In Arkansas, the Sex Offender Community Notification Assessment (SOCNA) Program is responsible for determining the ‘risk level’ assigned to individuals on the registry. The assessment tools used are common through-out the nation, often employing voice stress analysis and polygraph tests.
Level 1 is low risk, Level 2 is medium, Level 3 is high risk and people assessed as a Level 4 are classified as sexually dangerous persons. Currently the state default is Level 3 or 4.
Currently a Level 3 sex offender, the most common Level in the state, is classified as presenting a ‘high risk’ of re-offending. Yet this same group of people has only a 5% recidivism rate.
Thus it would be more accurate and reasonable to classify Level 3 as ‘low risk’, with Levels 2 and 1 be-coming lower risk and lowest risk.
In addition to saving millions of dollars on the administration of systems which deliver no public good, if these classifications were more consistent with reality then fewer Arkansans would be falsely led to believe that predators are lurking behind every bush.
This would also have a beneficial effect on those who are reentering free society after confinement, making employers more amenable to hiring and, if residency restrictions were correspondingly adjusted, reducing homelessness. In order to legitimately serve our common well-being, laws must provide a reasonable method for those who have served their sentences to be able to restore their lives.

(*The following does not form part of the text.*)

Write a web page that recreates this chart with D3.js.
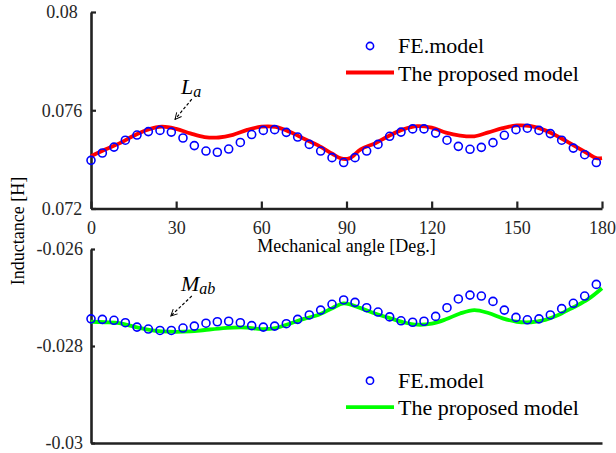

We need to shift the reentry burdens off of the individual registrant and onto the state. For example, after 5 years of good behavior by a person classified as Level 1 or 2, they should be automatically relieved of the obligation to register. For Level 3, it should be 10 years. And for Level 4s, it could be 15.
If on the other hand an offender has been convicted of multiple sex crimes and it has been shown by a preponderance of evidence that he or she continues to pose a serious threat to society, that person should be required to remain on the registry for the full 15 years. If the state cannot find cause for continued placement on the registry they should be removed.
20 years of these sex offender management policies have had no positive effect on child safety. Surely, we can use evidence based research to develop better methods.